Smart call No. 2 is the three-item menu the administration is offering Congress for mortgage-market life after Freddie and Fannie. One of the choices would remove government entirely from the business of backstopping home loans. The middle choice is a limited government guarantee, which lawmakers could broaden in the event of another housing collapse. Option Three amounts to a full government mortgage guarantee.
By offering choices, and not a single, preferred policy, the administration avoids tying itself to a "Big Government" plan that could upset fiscally conservative swing voters, or to a "no government" plan that angers Obama’s base. More importantly, it pits the tea party and free-market-think-tank wing of the Republican Party, which opposes government guarantees, against some traditionally big GOP donors in the housing industry, Realtors and home-builders, who could have a lot of money riding on guarantees or a lack thereof.
Politically, it’s a punt. Obama is forcing congressional leaders, including top Republicans in the House, to share the heat over whether or not the feds belong in the mortgage game. He’s also forcing interest groups—builders, realtors, free-marketeers, and fair-housing advocates—to put a lot of lobbying muscle behind their preferred plans.
“There’s a question [of] whether the debate was ripe yet,” said Sarah Rosen Wartell, a housing expert and executive vice president at the liberal Center for American Progress. “And if the president was to come out with a blueprint about what should go forward, he would emerge as a focal point” for all criticism.
What the administration gives up in the process is a chance to drive the debate. If Treasury officials really believe the government must play some role in backstopping home lending, they’ve lost perhaps their best chance to make that case. If they really want the government out of the way, they’ve lost a chance to seal what would be a major political deal with conservatives.
The biggest risk isn’t political, however, it’s economic. The housing market remains the weakest link, by far, in a national recovery that is strengthening by the day. Building activity has stagnated, prices have plunged, and the construction sector, in particular, has suffered the consequences.
The private sector has essentially fled the residential mortgage market; some 95 percent of new home loans are owned or backed by Fannie and Freddie. Many economists and housing experts worry that if Fannie and Freddie are phased out too quickly, or if no backstop remains when they disappear, the market will crumble further. Qualified buyers could find loans only sporadically available, or prohibitively expensive because of added insurance against default.
Other economists worry that a permanent guarantee will incite too much risky lending again, setting the stage for another bubble and crash.

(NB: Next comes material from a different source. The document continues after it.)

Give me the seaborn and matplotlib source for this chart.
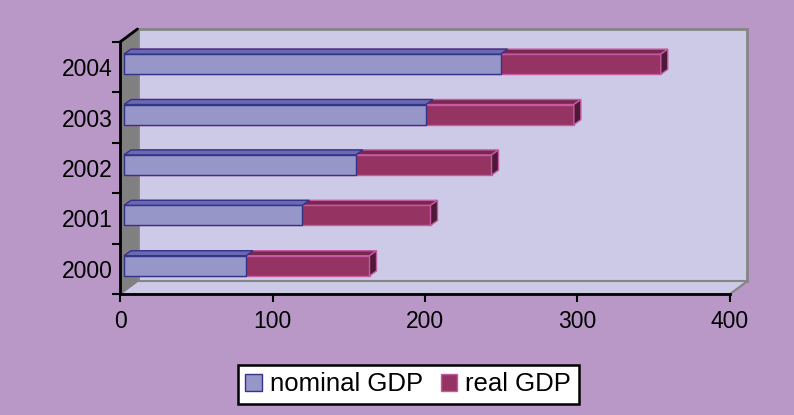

It may be that what the market and the administration are looking for is time. The menu approach seems geared toward a belief that Congress will take a year, or years, to agree on a phase-out plan for Fannie and Freddie. In the meantime, the entities will slowly trim their portfolios—a process that’s already in motion—and make room for private capital to trickle back into the home-loan business. It’s as if Team Obama is following one of football columnist Gregg Easterbrook’s immutable laws of the game: Kick early, go for it late.